I’m not persuaded that’s true, or that it’s even possible to reach that kind of conclusion. Sex ties to so much else, like identity at the physiological level. I’ll admit the possibility that sex can be a most casual thing, but all the evidence points in a different direction.
One of the biggest problems with sex work is the fact that in the US we criminalize people who are victims of human trafficking. This makes it harder for people trapped in the system to seek the help they need to escape.
At the moment I believe that decriminalizing sex work will allow people being exploited much more safely if they come forward. They won't be at risk of being thrown in jail.
Have you watched The Good Place?
Not sure if we're thinking along the same lines but I immediately thought of The Good Place, as this topic reminded me so much of the ethical and philosophical problem of
spoiler
Doug Forcett
Yes, just riffing off of @Thrabalen's comment. Our entire system is set up to prioritize profits over ethics. The Good Place asks a simple question, in todays age, is it possible to live an ethical life?
I don't know but I'll just caution against getting too caught up in binary distinctions. For example, classifying jobs as either exploitive or not doesn't seem useful?
One way of clarifying the question might be to figure out what you are curious about. Maybe you want to ask about the working conditions and effects of certain jobs. Maybe you wonder about what's going on with the people working at that strip bar your colleague went to?
But the problem with getting specific is that I don't know if anyone here could answer those questions?
I don’t expect answers, i only hope for better questions.
As it is, i’m not interested about whether any particular transaction, or type of transaction, is exploitive. Rather, i want to know is there something inherently wrong with sex work that can’t be cured through better working conditions.
The word "inherent" is doing a lot work here. I guess the question is whether there is something about it that can't be fixed, and then the question is how far do you want to go in imagining how things could be different?
Also, it's not clear what your definition of "sex work" is? You briefly mention strip clubs, porn, cartoons, and stories, and I'm not sure they belong in the same category?
It's interesting to look at the morality, I've enjoyed the different perspectives on it in this thread.
Regardless of what any of us think though, one thing is always going to be true: There will always be both supply and demand for transactional sex.
And, as others have mentioned, prohibition makes the problems worse, not better.
So if it's not going away then does it really matter what anyone thinks about whether it's right or wrong? Shouldn't the focus (from a societal standpoint) be on how to make it reasonably safe and then leave it up to individuals to decide whether or not to participate?
Some people think drinking is a sin. Others think marijuana is a corrupting influence that leads to all manner of evil. But we now know that letting people choose for themselves results in less of all the things we want to avoid (crime, addiction, etc..).
I think with anything that has mental or physical health implications, education and open discourse are as important as regulation, maybe more. I'm not sure morality has a major role to play (which is not to say it's not valuable).

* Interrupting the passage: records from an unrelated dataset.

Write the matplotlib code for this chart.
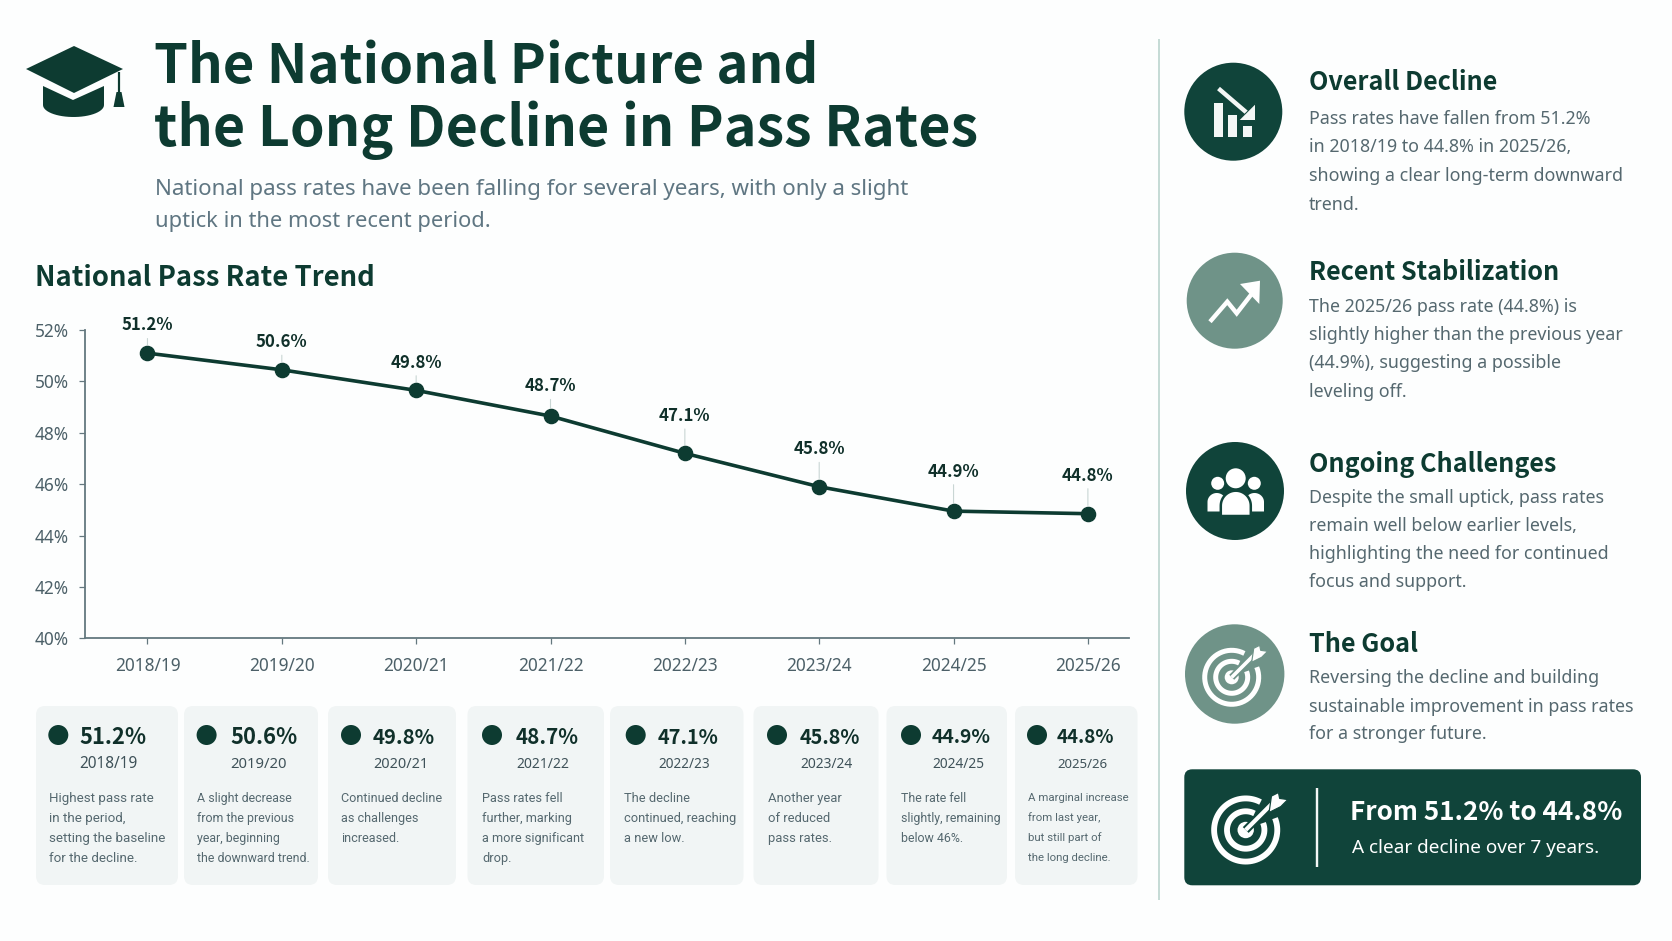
import numpy as np
import matplotlib
matplotlib.use("Agg")
import matplotlib.pyplot as plt
from matplotlib.font_manager import FontProperties
from matplotlib.patches import Circle, FancyBboxPatch, Polygon, Rectangle, Ellipse
from matplotlib.textpath import TextPath

# ---- data ----
years = ["2018/19", "2019/20", "2020/21", "2021/22", "2022/23", "2023/24", "2024/25", "2025/26"]
rate_labels = ["51.2%", "50.6%", "49.8%", "48.7%", "47.1%", "45.8%", "44.9%", "44.8%"]
plotted_rates = [51.1, 50.45, 49.65, 48.65, 47.2, 45.9, 44.95, 44.85]
y_ticks = [40, 42, 44, 46, 48, 50, 52]
card_notes = [
    ["Highest pass rate", "in the period,", "setting the baseline", "for the decline."],
    ["A slight decrease", "from the previous", "year, beginning", "the downward trend."],
    ["Continued decline", "as challenges", "increased."],
    ["Pass rates fell", "further, marking", "a more significant", "drop."],
    ["The decline", "continued, reaching", "a new low."],
    ["Another year", "of reduced", "pass rates."],
    ["The rate fell", "slightly, remaining", "below 46%."],
    ["A marginal increase", "from last year,", "but still part of", "the long decline."],
]
side_heads = ["Overall Decline", "Recent Stabilization", "Ongoing Challenges", "The Goal"]
side_bodies = [
    ["Pass rates have fallen from 51.2%", "in 2018/19 to 44.8% in 2025/26,",
     "showing a clear long-term downward", "trend."],
    ["The 2025/26 pass rate (44.8%) is", "slightly higher than the previous year",
     "(44.9%), suggesting a possible", "leveling off."],
    ["Despite the small uptick, pass rates", "remain well below earlier levels,",
     "highlighting the need for continued", "focus and support."],
    ["Reversing the decline and building", "sustainable improvement in pass rates",
     "for a stronger future."],
]

# ---- style ----
W, H = 1672, 941
DARK = "#0d3b31"
CIRC = "#10443a"
SAGE = "#6f9388"
GREY = "#55686f"
INK = "#10302a"
CARD = "#f1f5f5"
BG = "#fdfefe"
SANS = "Noto Sans"
BOLD = "Noto Sans CJK SC"
BODY = "Roboto"


def fit(sample, family, weight, width_px):
    """font size in points at which `sample` is width_px wide at 100 dpi"""
    tp = TextPath((0, 0), sample, size=10, prop=FontProperties(family=family, weight=weight))
    return 10 * width_px * 0.72 / tp.get_extents().width


SUB_LINES = ["National pass rates have been falling for several years, with only a slight",
             "uptick in the most recent period."]
TITLE_LINES = ["The National Picture and", "the Long Decline in Pass Rates"]
CHART_SIZE = fit("National Pass Rate Trend", BOLD, "bold", 335)
HEAD_SIZE = fit("Recent Stabilization", BOLD, "bold", 247)
BODY_SIZE = fit("sustainable improvement in pass rates", SANS, "normal", 323)
BIG_SIZE = fit("From 51.2% to 44.8%", BOLD, "bold", 269)
SMALL_SIZE = fit("A clear decline over 7 years.", SANS, "normal", 246)
POINT_SIZE = fit("51.2%", BOLD, "bold", 50.6)
TICK_SIZE = fit("2018/19", SANS, "normal", 64)

fig = plt.figure(figsize=(W / 100, H / 100), dpi=100, facecolor=BG)
bg = fig.add_axes([0, 0, 1, 1])
bg.set_xlim(0, W)
bg.set_ylim(H, 0)
bg.axis("off")


def T(x, y, s, size, color=INK, weight="normal", family=SANS, va="baseline", ha="left"):
    return bg.text(x, y, s, fontsize=size, color=color, fontweight=weight, family=family, va=va, ha=ha, zorder=9)


def px(v):
    return v * 0.72


def polyline(pts, color="white", w=4, cap="butt", join="miter", z=5):
    a = np.array(pts)
    bg.plot(a[:, 0], a[:, 1], color=color, lw=px(w), solid_capstyle=cap, solid_joinstyle=join, zorder=z)


def ring(cx, cy, r, w, gap=(-62, -22), color="white", z=5):
    th = np.radians(np.linspace(gap[1], gap[0] + 360, 160))
    polyline(np.c_[cx + r * np.cos(th), cy + r * np.sin(th)], color, w, z=z)


def target(cx, cy, s, back):
    ring(cx, cy, 27 * s, 5 * s)
    ring(cx, cy, 16 * s, 5 * s)
    bg.add_patch(Circle((cx, cy), 7 * s, fc="white", ec="none", zorder=5))
    tip = (cx + 25 * s, cy - 25 * s)
    polyline([(cx, cy), tip], back, 7 * s, z=6)
    polyline([(cx, cy), tip], "white", 3.6 * s, z=7)
    bg.add_patch(Polygon([(cx + 20 * s, cy - 15 * s), (cx + 22 * s, cy - 29 * s), (cx + 28 * s, cy - 32 * s),
                          (cx + 29 * s, cy - 27 * s), (cx + 36 * s, cy - 26 * s), (cx + 30 * s, cy - 20 * s)],
                         fc="white", ec=back, lw=px(1.2), zorder=8))


# ---- header ----
bg.add_patch(Polygon([(26, 69), (74, 46), (123, 69), (74, 93)], fc=DARK, ec="none"))
t = np.linspace(0, np.pi, 30)
bg.add_patch(Polygon([(43, 86), (73, 100), (104, 86)] + list(zip(73.5 + 30.5 * np.cos(t), 105 + 12 * np.sin(t))),
                     fc=DARK, ec="none"))
polyline([(119, 72), (119, 94)], DARK, 2.2)
bg.add_patch(Polygon([(116.5, 92), (121.5, 92), (124.5, 107), (113.5, 107)], fc=DARK, ec="none"))

T(154, 83, TITLE_LINES[0], fit(TITLE_LINES[0], BOLD, "bold", 658), DARK, "bold", BOLD)
T(154, 145.7, TITLE_LINES[1], fit(TITLE_LINES[1], BOLD, "bold", 821), DARK, "bold", BOLD)
T(155, 195, SUB_LINES[0], fit(SUB_LINES[0], SANS, "normal", 752), "#5f7682")
T(155, 226.5, SUB_LINES[1], fit(SUB_LINES[1], SANS, "normal", 332), "#5f7682")
T(35, 286, "National Pass Rate Trend", CHART_SIZE, DARK, "bold", BOLD)

# ---- chart ----
AL, AR, AT, AB = 85, 1129, 330, 638.3
ax = fig.add_axes([AL / W, 1 - AB / H, (AR - AL) / W, (AB - AT) / H], facecolor="none")
x = np.arange(len(years))
ax.plot(x, plotted_rates, color=DARK, lw=2.6, marker="o", ms=10.2, mfc=DARK, mec=DARK, zorder=4)
ax.set_xlim(-0.465, 7.306)
ax.set_ylim(40, 52)
ax.set_xticks(x, years)
ax.set_yticks(y_ticks, [f"{v}%" for v in y_ticks])
for side in ("top", "right"):
    ax.spines[side].set_visible(False)
for side in ("left", "bottom"):
    ax.spines[side].set_color("#64787f")
    ax.spines[side].set_linewidth(1.3)
ax.tick_params(axis="y", length=4.5, width=0.9, color="#64787f", pad=7, labelsize=TICK_SIZE, labelcolor="#4c6068")
ax.tick_params(axis="x", length=4, width=0.9, color="#64787f", pad=9.5, labelsize=TICK_SIZE, labelcolor="#4c6068")
for lab in ax.get_xticklabels() + ax.get_yticklabels():
    lab.set_family(SANS)
label_offsets = [20, 20, 20, 21.5, 27, 27, 28.5, 27.5]
for xi, yi, lab, off in zip(x, plotted_rates, rate_labels, label_offsets):
    ax.annotate(lab, (xi, yi), xytext=(0, off), textcoords="offset points", ha="center", va="center",
                fontsize=POINT_SIZE, fontweight="bold", family=BOLD, color=INK,
                arrowprops=dict(arrowstyle="-", color="#c9d6d4", lw=0.8, shrinkA=1, shrinkB=6))

# ---- cards ----
card_x = [(36, 178), (184, 318), (328, 456), (467.5, 604), (610, 743.5), (753.5, 878.5), (886.5, 1007), (1015, 1137.5)]
dot_x = [58.3, 206.6, 351, 492, 635.7, 777, 911, 1037]
val_x = [79.4, 230, 373, 516, 658, 800, 932, 1057]
note_x = [48.7, 196.6, 341, 482.5, 623.6, 768, 900.7, 1027.5]
val_w = [66, 66, 61, 62, 60, 59.6, 58, 56.5]
year_w = [57, 55, 51, 51.7, 50.4, 51.8, 50.7, 49]
note_line = [2, 3, 0, 2, 1, 0, 1, 0]          # which line of a card sets its text width
note_w = [115, 112, 100, 100.8, 110.7, 73, 98.6, 99.6]
for i in range(len(years)):
    x0, x1 = card_x[i]
    bg.add_patch(FancyBboxPatch((x0 + 9, 706 + 9), x1 - x0 - 18, 179 - 18, boxstyle="round,pad=9,rounding_size=9",
                                fc=CARD, ec="none", zorder=1))
    bg.add_patch(Ellipse((dot_x[i], 735), 20, 20, fc=DARK, ec="none", zorder=2))
    T(val_x[i], 735.5, rate_labels[i], fit(rate_labels[i], BOLD, "bold", val_w[i]), INK, "bold", BOLD,
      va="center_baseline")
    T(val_x[i], 762.5, years[i], fit(years[i], SANS, "normal", year_w[i]), "#3f5259", va="center_baseline")
    ns = fit(card_notes[i][note_line[i]], BODY, "normal", note_w[i])
    for j, line in enumerate(card_notes[i]):
        T(note_x[i], 797 + j * 20, line, ns, GREY, family=BODY, va="center_baseline")

# ---- right panel ----
polyline([(1159, 39), (1159, 900)], "#c6dbd6", 2, z=1)
circles = [(1233.3, 111.7, 49, CIRC), (1234.7, 300.7, 48, SAGE), (1235, 491, 49, CIRC), (1234.7, 674, 49.7, SAGE)]
for cx, cy, r, col in circles:
    bg.add_patch(Circle((cx, cy), r, fc=col, ec="none", zorder=2))
head_y = [90, 280.5, 472, 652.5]
body_y = [[116.7, 145.3, 174, 202.7], [304.7, 332.7, 361.3, 390], [495.7, 524, 552, 580], [676, 704.7, 732.3]]
for h, hy, lines, ys in zip(side_heads, head_y, side_bodies, body_y):
    T(1309, hy, h, HEAD_SIZE, DARK, "bold", BOLD)
    for line, ly in zip(lines, ys):
        T(1309, ly, line, BODY_SIZE, GREY, va="center_baseline")

# icon 1 : bars with falling arrow
for bx, bw, by in [(1214, 9.3, 103.3), (1228.3, 9, 115), (1242.7, 9, 126)]:
    bg.add_patch(Rectangle((bx, by), bw, 136.7 - by, fc="#f4f7f6", ec="none", zorder=3))
polyline([(1218.5, 88.5), (1250, 115.5)], CIRC, 9, z=4)
polyline([(1218.5, 88.5), (1250, 115.5)], "#f4f7f6", 4.4, z=5)
bg.add_patch(Polygon([(1255, 103.3), (1255, 120), (1238, 120)], fc="#f4f7f6", ec=CIRC, lw=px(1), zorder=6))

# icon 2 : rising arrow
polyline([(1210, 321.7), (1227.3, 301.7), (1236.7, 313.3), (1254, 291)], "white", 4.4)
bg.add_patch(Polygon([(1240, 284), (1260, 280.7), (1259.3, 304)], fc="white", ec="none", zorder=6))

# icon 3 : people
for hx in (1217.7, 1254.3):
    bg.add_patch(Circle((hx, 483.3), 6.5, fc="white", ec="none", zorder=4))
arc = np.linspace(np.pi, 2 * np.pi, 30)
for bx0, bx1 in [(1207.5, 1226), (1245, 1264)]:
    mx, rx = (bx0 + bx1) / 2, (bx1 - bx0) / 2
    bg.add_patch(Polygon(list(zip(mx + rx * np.cos(arc), 502 + 9 * np.sin(arc))) + [(bx1, 511.5), (bx0, 511.5)],
                         fc="white", ec="none", zorder=4))
bg.add_patch(Circle((1235.7, 478.3), 11, fc="white", ec=CIRC, lw=px(2), zorder=5))
bg.add_patch(Polygon(list(zip(1235.8 + 15 * np.cos(arc), 505.7 + 15 * np.sin(arc))) + [(1250.8, 516), (1220.8, 516)],
                     fc="white", ec=CIRC, lw=px(2.5), zorder=5))

# icon 4 : target
target(1231.7, 677.3, 1.0, SAGE)

# ---- callout ----
bg.add_patch(FancyBboxPatch((1184.3 + 8, 769.3 + 8), 456.7 - 16, 116 - 16, boxstyle="round,pad=8,rounding_size=8",
                            fc=CIRC, ec="none", zorder=2))
polyline([(1317, 788), (1317, 867)], "#f4f7f6", 2.4, z=3)
target(1245.7, 830, 1.17, CIRC)
T(1350.5, 820.5, "From 51.2% to 44.8%", BIG_SIZE, "white", "bold", BOLD)
T(1351.5, 853, "A clear decline over 7 years.", SMALL_SIZE, "white")

fig.savefig("out.png", dpi=100, facecolor=BG)
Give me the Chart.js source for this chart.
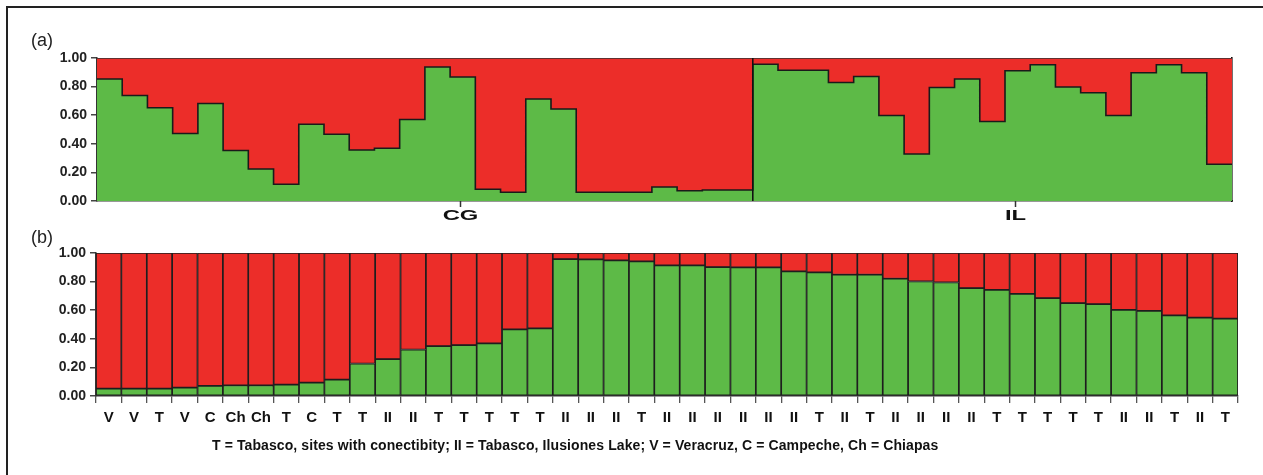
<!DOCTYPE html>
<html><head><meta charset="utf-8">
<script src="https://cdn.jsdelivr.net/npm/chart.js@4.4.1/dist/chart.umd.min.js"></script>
<style>
html,body{margin:0;padding:0;background:#fff;}
#wrap{position:relative;width:1263px;height:475px;overflow:hidden;background:#fff;font-family:"Liberation Sans",Arial,sans-serif;}
#frame{position:absolute;left:6px;top:6px;width:1300px;height:500px;border-top:2px solid #222;border-left:2px solid #222;}
canvas{position:absolute;left:0;}
#ca{top:0;}
#cb{top:230px;}
.lab{position:absolute;font-size:18px;color:#222;line-height:18px;}
#note{position:absolute;left:212px;top:437px;font-weight:bold;font-size:14px;letter-spacing:0.1px;color:#111;white-space:nowrap;line-height:16px;}
</style></head>
<body>
<div id="wrap">
  <div id="frame"></div>
  <canvas id="ca" width="1263" height="230"></canvas>
  <canvas id="cb" width="1263" height="245"></canvas>
  <div class="lab" style="left:31px;top:31px;">(a)</div>
  <div class="lab" style="left:31px;top:228px;">(b)</div>
  <div id="note">T = Tabasco, sites with conectibity; II = Tabasco, Ilusiones Lake; V = Veracruz, C = Campeche, Ch = Chiapas</div>
</div>
<script>
// ---------- data ----------
const yTicks = [0, 0.2, 0.4, 0.6, 0.8, 1.0];

// Panel (a): individuals ordered by group (CG then IL), membership in green cluster
const groupLabels = ['CG', 'IL'];
const groupTickPos = [14.4, 36.4];
const groupBreak = 26;
const greenA = [0.853,0.738,0.652,0.472,0.682,0.353,0.224,0.117,0.537,0.467,0.357,0.369,0.570,
                0.937,0.867,0.082,0.061,0.713,0.643,0.061,0.061,0.061,0.098,0.072,0.077,0.077,
                0.956,0.914,0.914,0.829,0.871,0.598,0.329,0.794,0.853,0.556,0.911,0.953,0.797,
                0.757,0.598,0.897,0.953,0.897,0.257];

// Panel (b): individuals sorted by membership
const labelsB = ['V','V','T','V','C','Ch','Ch','T','C','T','T','II','II','T','T','T','T','T',
                 'II','II','II','T','II','II','II','II','II','II','T','II','T','II','II','II','II',
                 'T','T','T','T','T','II','II','T','II','T'];
const greenB = [0.052,0.052,0.052,0.059,0.070,0.075,0.075,0.080,0.094,0.115,0.227,0.258,0.325,
                0.349,0.356,0.368,0.466,0.473,0.958,0.955,0.948,0.941,0.913,0.913,0.902,0.899,
                0.899,0.871,0.864,0.848,0.848,0.820,0.801,0.794,0.754,0.742,0.714,0.684,0.649,
                0.642,0.602,0.595,0.564,0.548,0.541];

// ---------- style ----------
const GREEN = '#5dba47';
const RED = '#ec2d29';
const DARK = '#222';
const FONT = '"Liberation Sans", Arial, sans-serif';

const redA = greenA.map(v => +(1 - v).toFixed(3));
const redB = greenB.map(v => +(1 - v).toFixed(3));
const stepPts = arr => arr.map((v, i) => ({x: i, y: v})).concat([{x: arr.length, y: arr[arr.length - 1]}]);

const yAxisCommon = (w) => ({
  stacked: true, min: 0, max: 1,
  afterBuildTicks: s => { s.ticks = yTicks.map(v => ({value: v})); },
  ticks: {callback: v => Number(v).toFixed(2), font: {family: FONT, size: 14, weight: 'bold'}, color: DARK, padding: 4},
  grid: {display: true, drawOnChartArea: false, drawTicks: true, tickLength: 6, tickColor: '#444', lineWidth: 1.5},
  border: {display: true, color: '#333', width: 1.5},
  afterFit: s => { s.width = w; }
});

const groupLabelPlugin = {
  id: 'groupLabels',
  afterDraw(chart) {
    const ctx = chart.ctx, xs = chart.scales.x;
    ctx.save();
    ctx.strokeStyle = '#333';
    ctx.lineWidth = 1.5;
    ctx.font = 'bold 14px ' + FONT;
    ctx.fillStyle = '#111';
    ctx.textAlign = 'center';
    ctx.textBaseline = 'middle';
    groupLabels.forEach((lab, i) => {
      const px = Math.round(xs.getPixelForValue(groupTickPos[i])) + 0.5;
      ctx.beginPath();
      ctx.moveTo(px, xs.top);
      ctx.lineTo(px, xs.top + 6);
      ctx.stroke();
      ctx.save();
      ctx.translate(px, xs.top + 15);
      ctx.scale(1.7, 1);
      ctx.fillText(lab, 0, 0);
      ctx.restore();
    });
    ctx.restore();
  }
};

new Chart(document.getElementById('ca'), {
  type: 'line',
  data: {
    datasets: [
      {label: 'cluster 2', data: stepPts(greenA), stepped: true, fill: 'origin', backgroundColor: GREEN,
       borderColor: '#1a1a1a', borderWidth: 1.6, pointRadius: 0, order: 1, stack: 'q'},
      {label: 'cluster 1', data: stepPts(redA), stepped: true, fill: '-1', backgroundColor: RED,
       borderColor: '#333', borderWidth: 1.5, pointRadius: 0, order: 2, stack: 'q'},
      {label: 'divider', data: [{x: groupBreak, y: 0}, {x: groupBreak, y: 1}], borderColor: '#111',
       borderWidth: 1.6, pointRadius: 0, fill: false, order: 0, stack: 'div'}
    ]
  },
  options: {
    responsive: false, animation: false, devicePixelRatio: 1,
    layout: {padding: {top: 58, right: 31, left: 0, bottom: 0}},
    plugins: {legend: {display: false}, tooltip: {enabled: false}},
    scales: {
      x: {type: 'linear', min: 0, max: greenA.length,
          afterBuildTicks: s => { s.ticks = groupTickPos.map(v => ({value: v})); },
          ticks: {display: false},
          grid: {display: false},
          border: {display: true, color: '#333', width: 1.5},
          afterFit: s => { s.height = 29; }},
      y: yAxisCommon(97),
      yR: {position: 'right', min: 0, max: 1, ticks: {display: false}, grid: {display: false},
           border: {display: true, color: '#111', width: 1.6}, afterFit: s => { s.width = 0; }}
    }
  },
  plugins: [groupLabelPlugin]
});

new Chart(document.getElementById('cb'), {
  type: 'bar',
  data: {
    labels: labelsB,
    datasets: [
      {label: 'cluster 2', data: greenB, backgroundColor: GREEN, borderColor: '#1e1e1e', borderWidth: 1.2,
       borderSkipped: false, barPercentage: 1, categoryPercentage: 1, stack: 'q'},
      {label: 'cluster 1', data: redB, backgroundColor: RED, borderColor: '#1e1e1e', borderWidth: 1.2,
       borderSkipped: false, barPercentage: 1, categoryPercentage: 1, stack: 'q'}
    ]
  },
  options: {
    responsive: false, animation: false, devicePixelRatio: 1,
    layout: {padding: {top: 23, right: 25, left: 0, bottom: 0}},
    plugins: {legend: {display: false}, tooltip: {enabled: false}},
    scales: {
      x: {stacked: true,
          ticks: {font: {family: FONT, size: 15, weight: 'bold'}, color: '#111', padding: 6, maxRotation: 0, autoSkip: false},
          grid: {display: true, drawOnChartArea: false, drawTicks: true, tickLength: 7, tickColor: '#555', lineWidth: 1.3},
          border: {display: true, color: '#333', width: 1.5},
          afterFit: s => { s.height = 79; }},
      y: yAxisCommon(96)
    }
  }
});
</script>
</body></html>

I'm all for legalization so long as it leads to unionization and protections to ensure that this line of work is safe for everybody involved. On the service side, the workers shouldn't be on the street, etc.
Years ago some friends and I were driving back from a party and we saw a girl we used to go to school with hooking. Prior to that I never would have considered the prostitutes I'd see on certain main roads -- but ever since then, I'm overcome by sadness.
Ultimately, I want everything legalized with appropriate processes and controls in place that protect those involved.